→ Data provided:
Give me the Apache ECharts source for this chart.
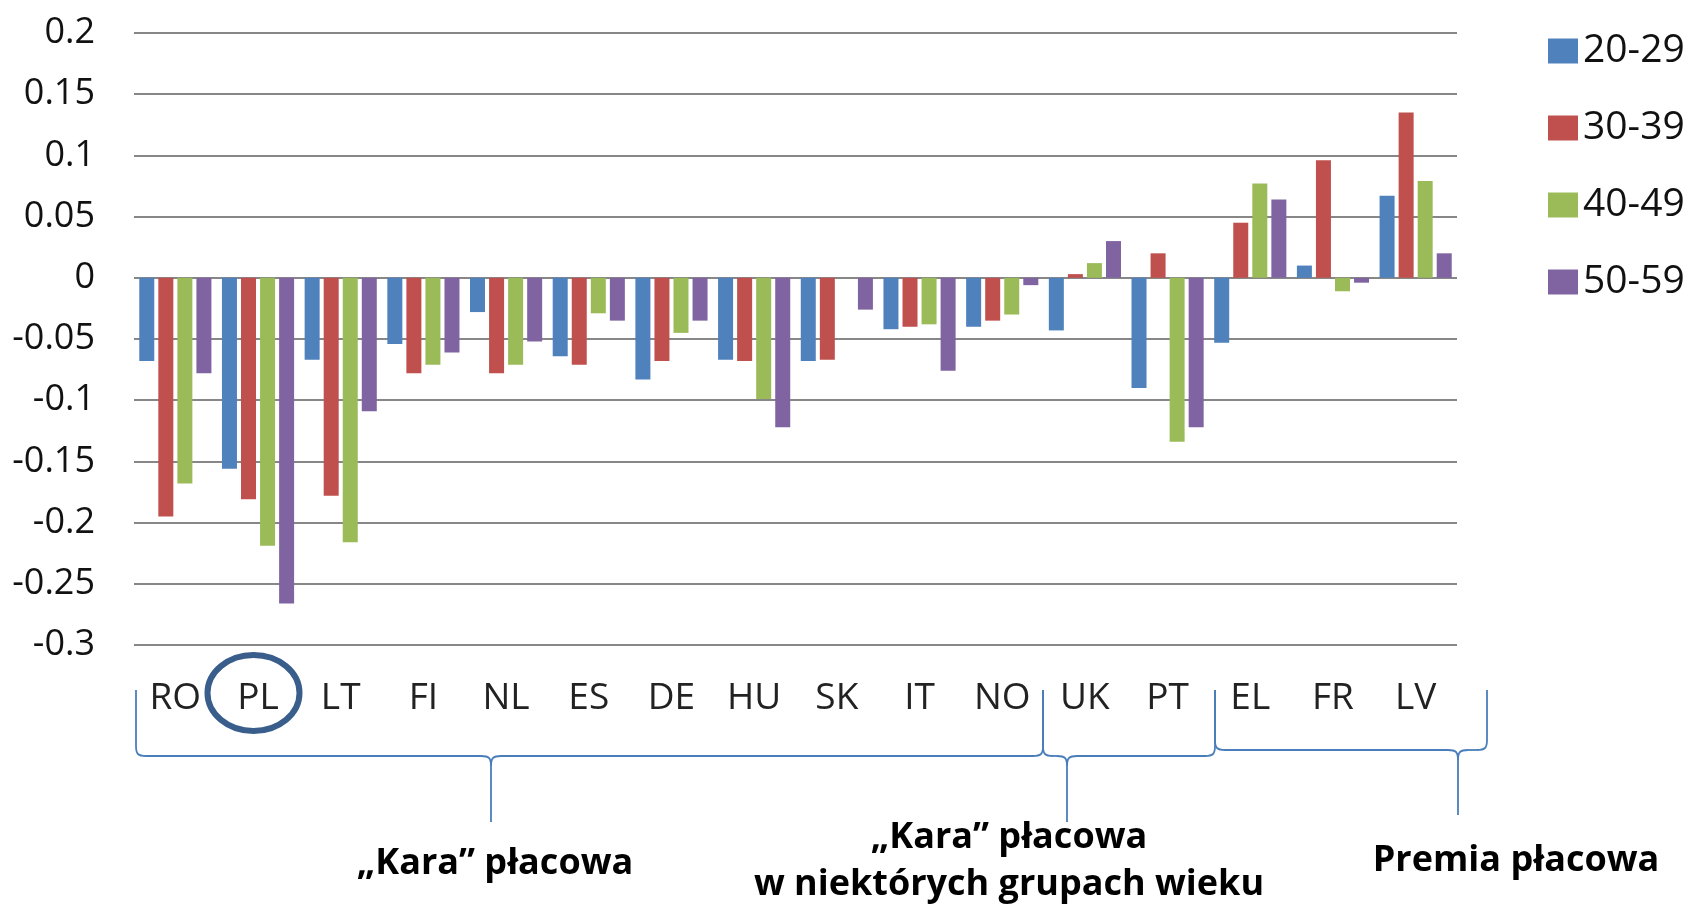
<!DOCTYPE html>
<html>
<head>
<meta charset="utf-8">
<style>
html,body{margin:0;padding:0;background:#fff;}
#chart{width:1692px;height:904px;}
</style>
<script src="https://cdn.jsdelivr.net/npm/echarts@6/dist/echarts.min.js"></script>
</head>
<body>
<div id="chart"></div>
<script>
const categories = ['RO','PL','LT','FI','NL','ES','DE','HU','SK','IT','NO','UK','PT','EL','FR','LV'];
const seriesNames = ['20-29','30-39','40-49','50-59'];
const age20_29 = [-0.068,-0.156,-0.067,-0.054,-0.028,-0.064,-0.083,-0.067,-0.068,-0.042,-0.040,-0.043,-0.090,-0.053,0.010,0.067];
const age30_39 = [-0.195,-0.181,-0.178,-0.078,-0.078,-0.071,-0.068,-0.068,-0.067,-0.040,-0.035,0.003,0.020,0.045,0.096,0.135];
const age40_49 = [-0.168,-0.219,-0.216,-0.071,-0.071,-0.029,-0.045,-0.099,0,-0.038,-0.030,0.012,-0.134,0.077,-0.011,0.079];
const age50_59 = [-0.078,-0.266,-0.109,-0.061,-0.052,-0.035,-0.035,-0.122,-0.026,-0.076,-0.006,0.030,-0.122,0.064,-0.004,0.020];
const yTicks = {min:-0.3, max:0.2, interval:0.05};
const colors = ['#4F81BD','#C0504D','#9BBB59','#8064A2'];
const annotations = [
  {text:'„Kara” płacowa', x:495, y:864},
  {text:'„Kara” płacowa', x:1009, y:838},
  {text:'w niektórych grupach wieku', x:1009, y:885},
  {text:'Premia płacowa', x:1516, y:861}
];

const chart = echarts.init(document.getElementById('chart'), null, {renderer:'canvas'});
const values = [age20_29, age30_39, age40_49, age50_59];

const braceStyle = {stroke:'#4A7EBB', lineWidth:1.8, fill:null};
function ln(a,b,c,d){ return {type:'line', shape:{x1:a,y1:b,x2:c,y2:d}, style:braceStyle, silent:true}; }
function bz(a,b,c,d,e,f,g,h){ return {type:'bezierCurve', shape:{x1:a,y1:b,x2:c,y2:d,cpx1:e,cpy1:f,cpx2:g,cpy2:h}, style:braceStyle, silent:true}; }
function brace(x1, xt, x2, y0, y1, y2){
  const r = 10;
  const out = [];
  out.push(ln(x1,y0,x1,y1-r));
  out.push(bz(x1,y1-r,x1+r,y1,x1,y1-2,x1+2,y1));
  if (xt-r > x1+r) out.push(ln(x1+r,y1,xt-r,y1));
  out.push(bz(xt-r,y1,xt,y1+r,xt-2,y1,xt,y1+2));
  out.push(ln(xt,y1+r,xt,y2));
  out.push(bz(xt+r,y1,xt,y1+r,xt+2,y1,xt,y1+2));
  out.push(ln(xt+r,y1,x2-r,y1));
  out.push(bz(x2-r,y1,x2,y1-r,x2-2,y1,x2,y1-2));
  out.push(ln(x2,y1-r,x2,y0));
  return out;
}

let graphics = [];
graphics = graphics.concat(brace(136,491,1043,690,756,822));
graphics = graphics.concat(brace(1043,1067,1215,690,756,822));
graphics = graphics.concat(brace(1215,1458,1487,690,750,815));
graphics.push({type:'ellipse', shape:{cx:253.5, cy:693, rx:46, ry:38}, style:{stroke:'#3A5E8C', lineWidth:6, fill:null}, silent:true, z:10});
annotations.forEach(a => {
  graphics.push({type:'text', x:a.x, y:a.y, style:{text:a.text, fontFamily:'Open Sans', fontWeight:'bold', fontSize:36, fill:'#000', align:'center', verticalAlign:'middle'}, silent:true});
});

chart.setOption({
  animation:false,
  color:colors,
  grid:{left:134, right:235, top:33, bottom:259, containLabel:false},
  legend:{
    orient:'vertical', left:1543, top:26, itemWidth:30, itemHeight:25, itemGap:37,
    icon:'rect',
    textStyle:{fontFamily:'Open Sans', fontSize:39, color:'#111', lineHeight:40, padding:[0,0,0,0]},
    data:seriesNames
  },
  xAxis:{
    type:'category', data:categories,
    axisLine:{show:false, onZero:false}, axisTick:{show:false},
    axisLabel:{fontFamily:'Open Sans', fontSize:37, color:'#222', margin:33, lineHeight:40, interval:0}
  },
  yAxis:{
    type:'value', min:yTicks.min, max:yTicks.max, interval:yTicks.interval,
    axisLine:{show:false}, axisTick:{show:false},
    axisLabel:{fontFamily:'Open Sans', fontSize:36, color:'#111', margin:39,
      formatter: v => String(Math.round(v*100)/100)},
    splitLine:{lineStyle:{color:'#878787', width:2}}
  },
  series: seriesNames.map((n,i) => ({
    name:n, type:'bar', data:values[i], barWidth:15, barGap:'27%'
  })),
  graphic:graphics
});
</script>
</body>
</html>
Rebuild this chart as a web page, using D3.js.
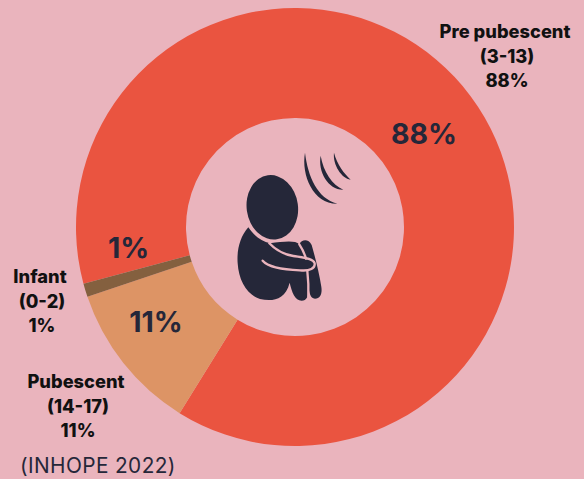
<!DOCTYPE html>
<html>
<head>
<meta charset="utf-8">
<script src="https://cdn.jsdelivr.net/npm/d3@7"></script>
<style>
  html, body { margin: 0; padding: 0; background: #eab4bd; overflow: hidden; }
  text { font-family: Inter, "Noto Sans", sans-serif; }
</style>
</head>
<body>
<div id="chart-area"></div>
<script>
// Data
const groups = ['Pre pubescent', 'Pubescent', 'Infant'];
const ages = ['(3-13)', '(14-17)', '(0-2)'];
const shares = [88, 11, 1];
const source = '(INHOPE 2022)';

const sliceColors = ['#ea5440', '#dd9465', '#84603f'];
const ink = '#252739';
const bg = '#eab4bd';

const width = 584;
const height = 479;
const cx = 295;
const cy = 227;

const svg = d3.select('#chart-area')
  .append('svg')
  .attr('width', width)
  .attr('height', height)
  .style('display', 'block');

svg.append('rect')
  .attr('width', width)
  .attr('height', height)
  .attr('fill', bg);

// Donut, rotated so the first slice starts just above 9 o'clock
const color = d3.scaleOrdinal().domain(groups).range(sliceColors);
const startAngle = 255 * Math.PI / 180;
const pie = d3.pie()
  .sort(null)
  .value(d => d.share)
  .startAngle(startAngle)
  .endAngle(startAngle + 2 * Math.PI);
const arc = d3.arc().innerRadius(109).outerRadius(219);

const slices = groups.map((name, i) => ({name, age: ages[i], share: shares[i]}));

const g = svg.append('g')
  .attr('transform', `translate(${cx}, ${cy})`);

g.selectAll('path')
  .data(pie(slices))
  .enter()
  .append('path')
  .attr('d', arc)
  .attr('fill', d => color(d.data.name));

// Percent labels on the ring
const ringLabels = [
  {text: shares[0] + '%', x: 424, y: 143.5},
  {text: shares[1] + '%', x: 156, y: 332},
  {text: shares[2] + '%', x: 128.5, y: 258}
];
svg.selectAll('.ring-label')
  .data(ringLabels)
  .enter()
  .append('text')
  .attr('class', 'ring-label')
  .attr('x', d => d.x)
  .attr('y', d => d.y)
  .attr('text-anchor', 'middle')
  .attr('font-size', 28.5)
  .attr('font-weight', 700)
  .attr('fill', ink)
  .text(d => d.text);

// Outside labels
const outerLabels = [
  {i: 0, x: 505, y: 38},
  {i: 1, x: 76, y: 388},
  {i: 2, x: 40, y: 283}
];
const lineGap = 24.5;
outerLabels.forEach(l => {
  const lines = [groups[l.i], ages[l.i], shares[l.i] + '%'];
  svg.append('text')
    .attr('text-anchor', 'middle')
    .attr('font-size', 18.3)
    .attr('font-weight', 800)
    .attr('fill', '#111')
    .selectAll('tspan')
    .data(lines)
    .enter()
    .append('tspan')
    .attr('x', (d, j) => j === 0 ? l.x : l.x + 2)
    .attr('y', (d, j) => l.y + j * lineGap)
    .text(d => d);
});

svg.append('text')
  .attr('x', 20)
  .attr('y', 473)
  .attr('font-size', 20.8)
  .attr('letter-spacing', 0.4)
  .attr('fill', ink)
  .text(source);

// Centre icon, traced in a 3x space
const icon = svg.append('g')
  .attr('transform', 'translate(200, 130) scale(0.3333)');

icon.append('path')
  .attr('d', 'M145 292 C120 320 110 360 113 400 C116 450 140 495 180 507 C215 515 255 512 269 458 C275 485 285 512 305 512 C322 512 327 495 325 470 C328 485 330 505 345 506 C362 506 367 490 364 470 C358 430 345 380 335 345 C325 325 305 328 298 343 C285 330 250 335 210 340 C185 335 160 315 145 292 Z')
  .attr('fill', ink);

// Head sits on the body with a thin gap round it
icon.append('ellipse')
  .attr('cx', 217)
  .attr('cy', 232)
  .attr('rx', 77)
  .attr('ry', 97)
  .attr('transform', 'rotate(-8 217 232)')
  .attr('fill', ink)
  .attr('stroke', bg)
  .attr('stroke-width', 10)
  .attr('paint-order', 'stroke');

// Pink gaps round the arm and between the legs
const gaps = [
  'M188 392 C205 412 245 418 300 421 C330 424 346 415 344 400 C340 385 310 383 280 378 C250 373 225 358 208 340',
  'M298 343 C308 358 314 372 318 386',
  'M322 423 C325 450 326 475 325 500'
];
icon.selectAll('.gap')
  .data(gaps)
  .enter()
  .append('path')
  .attr('class', 'gap')
  .attr('d', d => d)
  .attr('fill', 'none')
  .attr('stroke', bg)
  .attr('stroke-width', 7)
  .attr('stroke-linecap', 'round');

// Sound waves
const waves = [
  'M315 68 C303 135 340 222 412 221 C352 205 324 140 315 68 Z',
  'M362 77 C353 125 385 180 430 179 C397 165 370 125 362 77 Z',
  'M402 68 C398 105 425 145 452 149 C432 130 412 105 402 68 Z'
];
icon.selectAll('.wave')
  .data(waves)
  .enter()
  .append('path')
  .attr('class', 'wave')
  .attr('d', d => d)
  .attr('fill', ink);
</script>
</body>
</html>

→ Exercise instructions: From the records above, pull out every line containing the word "source".

→ The output:
Give me the Apache ECharts source for this chart.
const source = '(INHOPE 2022)';
  .text(source);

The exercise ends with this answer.